— Supplied data —
◇ ◇ ◇ ◇ ◇ ◇ ◇

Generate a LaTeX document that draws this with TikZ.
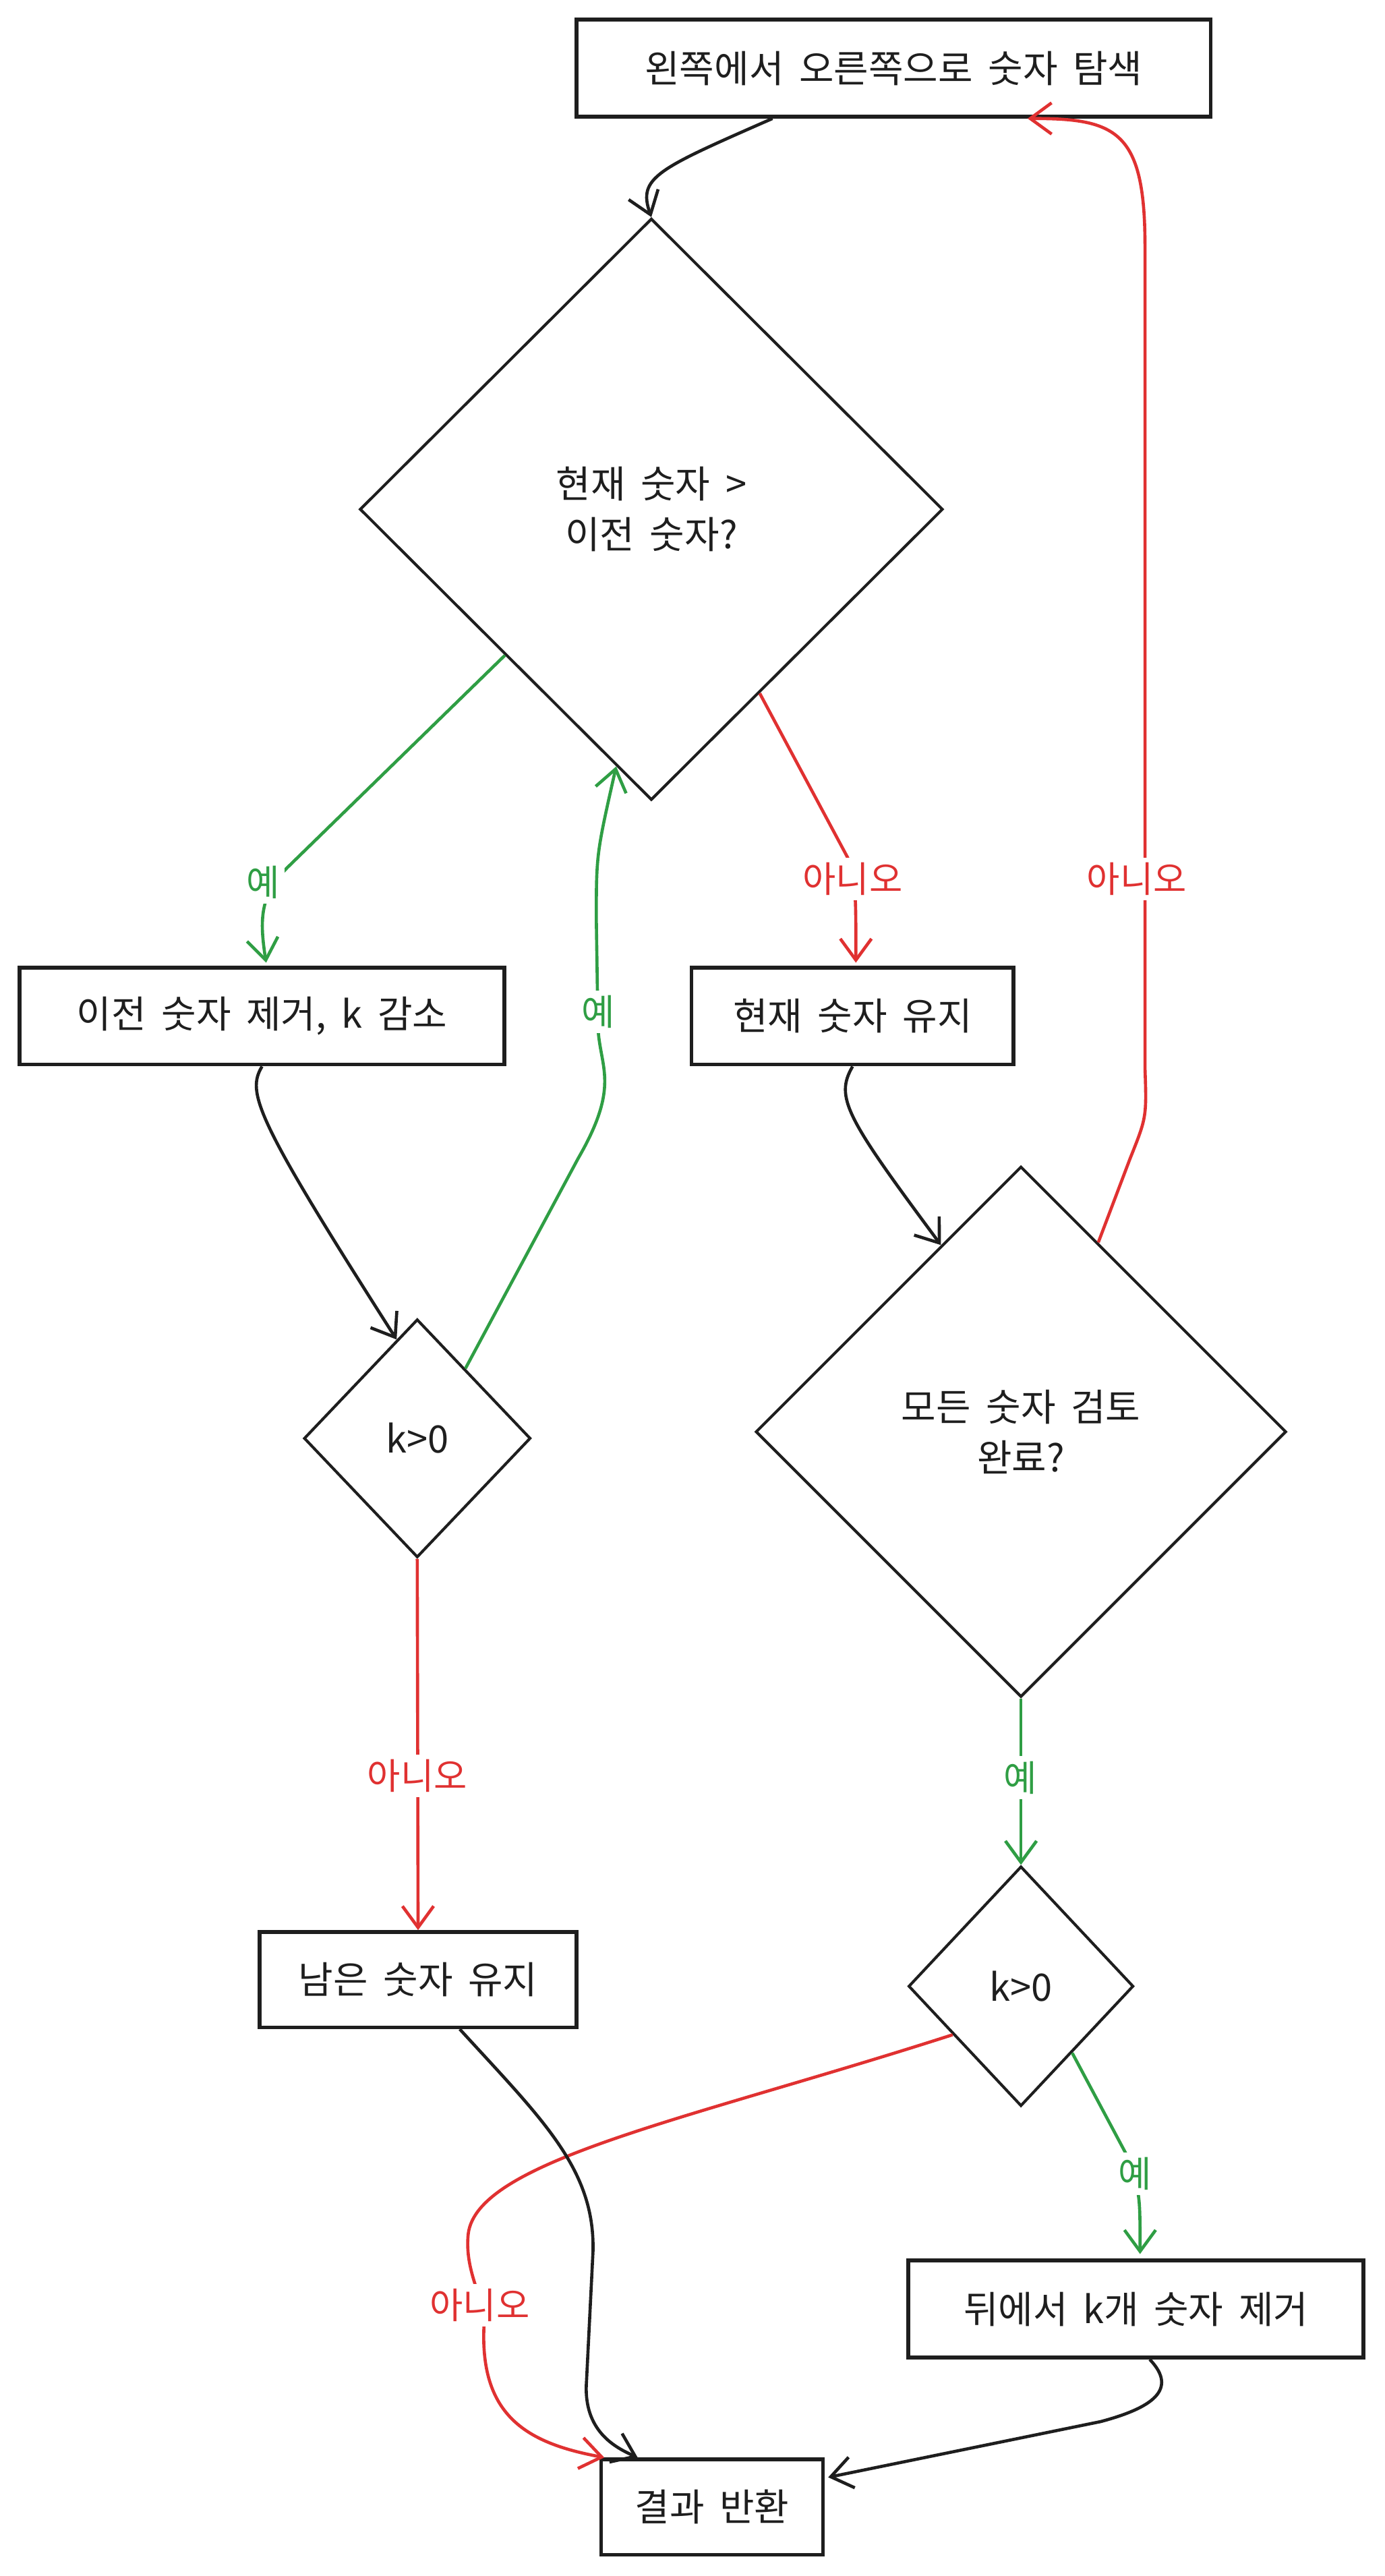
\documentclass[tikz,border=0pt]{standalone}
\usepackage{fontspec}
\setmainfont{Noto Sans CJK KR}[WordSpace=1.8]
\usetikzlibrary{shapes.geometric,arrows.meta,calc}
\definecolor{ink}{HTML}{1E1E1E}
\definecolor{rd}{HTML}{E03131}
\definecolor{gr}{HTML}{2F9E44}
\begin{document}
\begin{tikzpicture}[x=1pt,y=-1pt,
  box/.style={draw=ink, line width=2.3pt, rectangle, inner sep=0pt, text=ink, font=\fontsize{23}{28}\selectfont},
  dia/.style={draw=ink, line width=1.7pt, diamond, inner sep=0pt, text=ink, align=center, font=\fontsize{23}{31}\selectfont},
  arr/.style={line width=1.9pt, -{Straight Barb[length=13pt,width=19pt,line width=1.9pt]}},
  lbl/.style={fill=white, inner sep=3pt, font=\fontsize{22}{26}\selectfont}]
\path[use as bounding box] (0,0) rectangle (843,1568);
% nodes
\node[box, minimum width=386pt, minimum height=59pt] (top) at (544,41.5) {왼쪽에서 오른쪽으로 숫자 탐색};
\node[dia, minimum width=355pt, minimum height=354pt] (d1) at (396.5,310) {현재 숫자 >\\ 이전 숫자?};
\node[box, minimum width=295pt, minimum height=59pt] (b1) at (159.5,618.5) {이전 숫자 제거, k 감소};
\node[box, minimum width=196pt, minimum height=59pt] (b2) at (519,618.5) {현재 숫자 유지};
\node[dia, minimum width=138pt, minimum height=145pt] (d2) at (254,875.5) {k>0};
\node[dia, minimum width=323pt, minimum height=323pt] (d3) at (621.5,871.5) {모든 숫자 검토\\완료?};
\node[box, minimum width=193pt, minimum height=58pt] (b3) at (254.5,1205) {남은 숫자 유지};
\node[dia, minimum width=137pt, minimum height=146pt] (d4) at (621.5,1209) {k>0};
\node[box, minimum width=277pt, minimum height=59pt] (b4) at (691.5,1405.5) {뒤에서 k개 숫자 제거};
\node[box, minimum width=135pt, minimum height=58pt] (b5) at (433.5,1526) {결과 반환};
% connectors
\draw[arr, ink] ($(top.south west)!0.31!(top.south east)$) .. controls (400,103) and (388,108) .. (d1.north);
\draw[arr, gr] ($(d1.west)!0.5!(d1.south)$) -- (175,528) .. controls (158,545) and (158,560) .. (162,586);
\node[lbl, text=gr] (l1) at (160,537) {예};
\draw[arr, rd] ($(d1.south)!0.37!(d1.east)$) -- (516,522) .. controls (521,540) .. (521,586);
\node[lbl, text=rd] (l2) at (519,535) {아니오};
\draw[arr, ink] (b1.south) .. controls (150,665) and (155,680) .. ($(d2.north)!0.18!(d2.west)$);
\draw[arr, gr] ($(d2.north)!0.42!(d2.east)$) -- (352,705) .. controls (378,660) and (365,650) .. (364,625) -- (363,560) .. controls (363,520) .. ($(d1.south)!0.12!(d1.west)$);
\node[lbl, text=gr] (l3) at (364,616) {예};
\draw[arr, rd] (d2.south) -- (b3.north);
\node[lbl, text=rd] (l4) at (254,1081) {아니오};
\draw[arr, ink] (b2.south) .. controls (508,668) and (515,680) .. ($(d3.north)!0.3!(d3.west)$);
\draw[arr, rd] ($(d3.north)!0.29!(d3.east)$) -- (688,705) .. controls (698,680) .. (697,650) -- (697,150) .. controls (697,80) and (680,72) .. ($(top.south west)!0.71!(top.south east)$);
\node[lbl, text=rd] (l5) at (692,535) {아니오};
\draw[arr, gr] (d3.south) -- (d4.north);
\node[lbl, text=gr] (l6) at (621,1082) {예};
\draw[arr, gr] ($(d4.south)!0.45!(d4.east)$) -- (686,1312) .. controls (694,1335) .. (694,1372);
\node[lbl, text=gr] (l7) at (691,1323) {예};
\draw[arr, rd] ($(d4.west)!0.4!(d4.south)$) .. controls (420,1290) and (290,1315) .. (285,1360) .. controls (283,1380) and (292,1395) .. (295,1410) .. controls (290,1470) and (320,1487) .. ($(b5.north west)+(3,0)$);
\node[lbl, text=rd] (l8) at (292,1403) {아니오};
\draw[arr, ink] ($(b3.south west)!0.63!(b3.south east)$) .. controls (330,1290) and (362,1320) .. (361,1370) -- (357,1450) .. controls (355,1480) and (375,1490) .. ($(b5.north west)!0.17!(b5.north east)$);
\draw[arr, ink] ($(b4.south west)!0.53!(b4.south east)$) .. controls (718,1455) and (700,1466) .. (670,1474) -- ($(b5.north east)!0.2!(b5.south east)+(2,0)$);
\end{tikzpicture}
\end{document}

◇ ◇ ◇ ◇ ◇ ◇ ◇

— What to do —
Working from the material above, transcribe it exactly while omitting pictures.

— Response to the task —
Generate a LaTeX document that draws this with TikZ.
\documentclass[tikz,border=0pt]{standalone}
\usepackage{fontspec}
\setmainfont{Noto Sans CJK KR}[WordSpace=1.8]
\usetikzlibrary{shapes.geometric,arrows.meta,calc}
\definecolor{ink}{HTML}{1E1E1E}
\definecolor{rd}{HTML}{E03131}
\definecolor{gr}{HTML}{2F9E44}
\begin{document}
\begin{tikzpicture}[x=1pt,y=-1pt,
  box/.style={draw=ink, line width=2.3pt, rectangle, inner sep=0pt, text=ink, font=\fontsize{23}{28}\selectfont},
  dia/.style={draw=ink, line width=1.7pt, diamond, inner sep=0pt, text=ink, align=center, font=\fontsize{23}{31}\selectfont},
  arr/.style={line width=1.9pt, -{Straight Barb[length=13pt,width=19pt,line width=1.9pt]}},
  lbl/.style={fill=white, inner sep=3pt, font=\fontsize{22}{26}\selectfont}]
\path[use as bounding box] (0,0) rectangle (843,1568);
% nodes
\node[box, minimum width=386pt, minimum height=59pt] (top) at (544,41.5) {왼쪽에서 오른쪽으로 숫자 탐색};
\node[dia, minimum width=355pt, minimum height=354pt] (d1) at (396.5,310) {현재 숫자 >\\ 이전 숫자?};
\node[box, minimum width=295pt, minimum height=59pt] (b1) at (159.5,618.5) {이전 숫자 제거, k 감소};
\node[box, minimum width=196pt, minimum height=59pt] (b2) at (519,618.5) {현재 숫자 유지};
\node[dia, minimum width=138pt, minimum height=145pt] (d2) at (254,875.5) {k>0};
\node[dia, minimum width=323pt, minimum height=323pt] (d3) at (621.5,871.5) {모든 숫자 검토\\완료?};
\node[box, minimum width=193pt, minimum height=58pt] (b3) at (254.5,1205) {남은 숫자 유지};
\node[dia, minimum width=137pt, minimum height=146pt] (d4) at (621.5,1209) {k>0};
\node[box, minimum width=277pt, minimum height=59pt] (b4) at (691.5,1405.5) {뒤에서 k개 숫자 제거};
\node[box, minimum width=135pt, minimum height=58pt] (b5) at (433.5,1526) {결과 반환};
% connectors
\draw[arr, ink] ($(top.south west)!0.31!(top.south east)$) .. controls (400,103) and (388,108) .. (d1.north);
\draw[arr, gr] ($(d1.west)!0.5!(d1.south)$) -- (175,528) .. controls (158,545) and (158,560) .. (162,586);
\node[lbl, text=gr] (l1) at (160,537) {예};
\draw[arr, rd] ($(d1.south)!0.37!(d1.east)$) -- (516,522) .. controls (521,540) .. (521,586);
\node[lbl, text=rd] (l2) at (519,535) {아니오};
\draw[arr, ink] (b1.south) .. controls (150,665) and (155,680) .. ($(d2.north)!0.18!(d2.west)$);
\draw[arr, gr] ($(d2.north)!0.42!(d2.east)$) -- (352,705) .. controls (378,660) and (365,650) .. (364,625) -- (363,560) .. controls (363,520) .. ($(d1.south)!0.12!(d1.west)$);
\node[lbl, text=gr] (l3) at (364,616) {예};
\draw[arr, rd] (d2.south) -- (b3.north);
\node[lbl, text=rd] (l4) at (254,1081) {아니오};
\draw[arr, ink] (b2.south) .. controls (508,668) and (515,680) .. ($(d3.north)!0.3!(d3.west)$);
\draw[arr, rd] ($(d3.north)!0.29!(d3.east)$) -- (688,705) .. controls (698,680) .. (697,650) -- (697,150) .. controls (697,80) and (680,72) .. ($(top.south west)!0.71!(top.south east)$);
\node[lbl, text=rd] (l5) at (692,535) {아니오};
\draw[arr, gr] (d3.south) -- (d4.north);
\node[lbl, text=gr] (l6) at (621,1082) {예};
\draw[arr, gr] ($(d4.south)!0.45!(d4.east)$) -- (686,1312) .. controls (694,1335) .. (694,1372);
\node[lbl, text=gr] (l7) at (691,1323) {예};
\draw[arr, rd] ($(d4.west)!0.4!(d4.south)$) .. controls (420,1290) and (290,1315) .. (285,1360) .. controls (283,1380) and (292,1395) .. (295,1410) .. controls (290,1470) and (320,1487) .. ($(b5.north west)+(3,0)$);
\node[lbl, text=rd] (l8) at (292,1403) {아니오};
\draw[arr, ink] ($(b3.south west)!0.63!(b3.south east)$) .. controls (330,1290) and (362,1320) .. (361,1370) -- (357,1450) .. controls (355,1480) and (375,1490) .. ($(b5.north west)!0.17!(b5.north east)$);
\draw[arr, ink] ($(b4.south west)!0.53!(b4.south east)$) .. controls (718,1455) and (700,1466) .. (670,1474) -- ($(b5.north east)!0.2!(b5.south east)+(2,0)$);
\end{tikzpicture}
\end{document}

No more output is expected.